Gallaway was recruited as a utility player after mainly playing third base and shortstop in high school. Little did she know, huge changes were to come after Tech pitching coach Mike Forsythe noticed something while watching her practice.


“I think it was the first or second practice at Tech,” Gallaway said. “It was the first time Forsythe was trying to look and see what I had, and once he saw that he could build onto what I had and better me as a pitcher, he realized that I had a lot of drive to just want to be on the field.”


Forsythe saw potential in Gallaway as a pitcher, but noticed one flaw that, if solved, could allow Gallaway to blossom on the mound.


“What Forsythe saw was a kid who had a mechanical issue that, if she fixed it, could really go forward,” head coach Mark Montgomery said. “She had great forearm strength and power but she didn’t have finish or follow-through. She stopped all of her pitches early. So what (Forsythe) said was to get her to do that, she’s going to have to take a couple of steps backwards in order to go forward.”


In order for Gallaway to make progress as a pitcher, she was going to have to change what she had been doing her entire playing career, but she was up to the task.

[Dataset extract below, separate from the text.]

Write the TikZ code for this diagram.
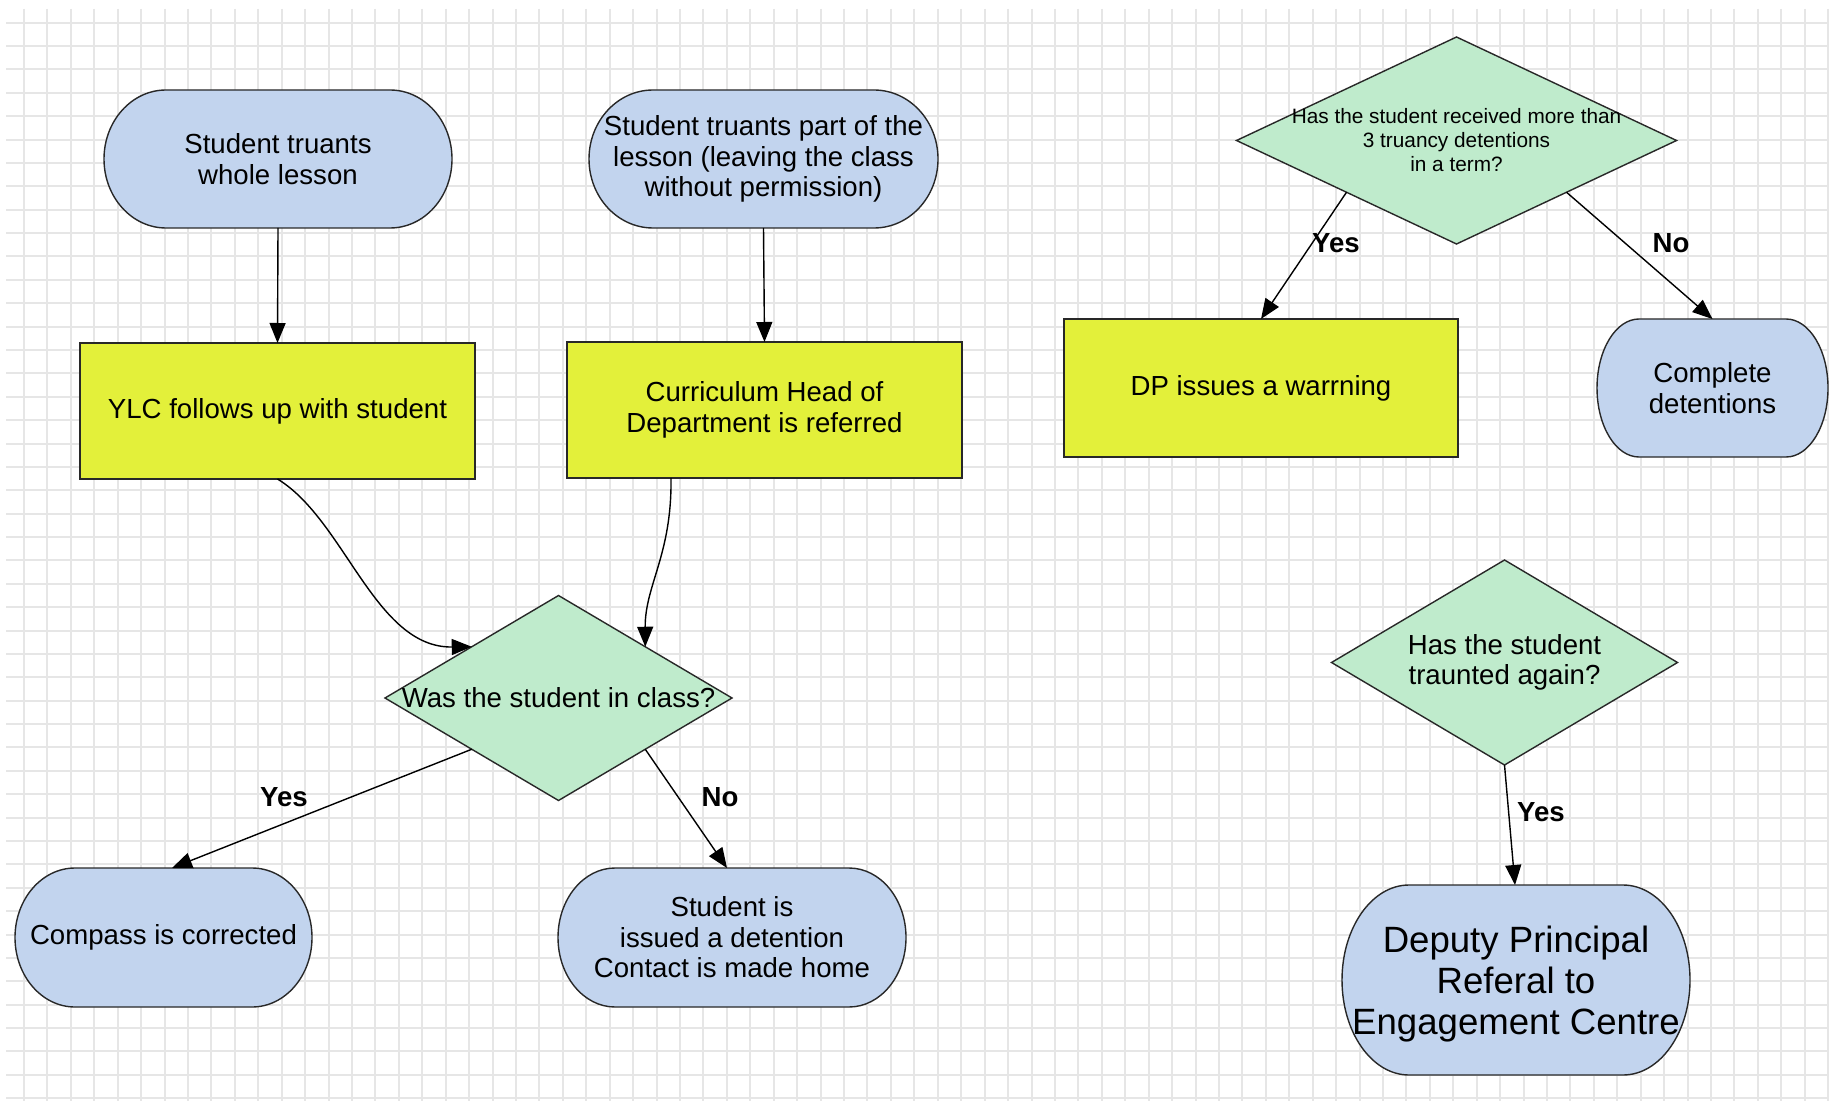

“A lot of kids don’t risk taking that step backwards,” Montgomery said. “Well, Preslee thrived. She just really went to work and bought in. Her adjustment period was much less than another kid’s would be. All of a sudden she we went from pitching 61 or 62 miles an hour to pitching 67 or 68 by her third year.”


During Gallaway’s freshman year, she had a 3.43 ERA, struck out a team 2nd-best 65 batters and had a 9-3 record, while still batting in 12 games and recording a .308 batting average. After making the transition to a full-time pitcher as a sophomore, she burst onto the scene with a team high 146 strikeouts, 16 wins and 170.2 innings pitched with a 2.58 ERA. Her emergence also helped the team make a jump, winning the 2017 C-USA Championship and appearing in an NCAA Regional.


“Everybody on this team tries to be the best they can be for the team as a whole,” Gallaway said. “So with me going into the pitching aspect of it, if it’s going to help my team, then that’s what I’m going to do.”


Gallaway’s persistence and work ethic has garnered respect from not only her coaches but her fellow teammates, like sophomore catcher Marilyn Rizzato.


“Preslee is really just the type of person where she’s going to get what she needs to get done, and she’s going to get it done as fast as she can,” Rizzato said. “It almost builds my confidence catching (for) her, because she looks so fierce and looks like she’s going to get everyone out just because she believes it, and that makes the team believe it. She’s just the definition of hard work and getting the job done. That’s Preslee.”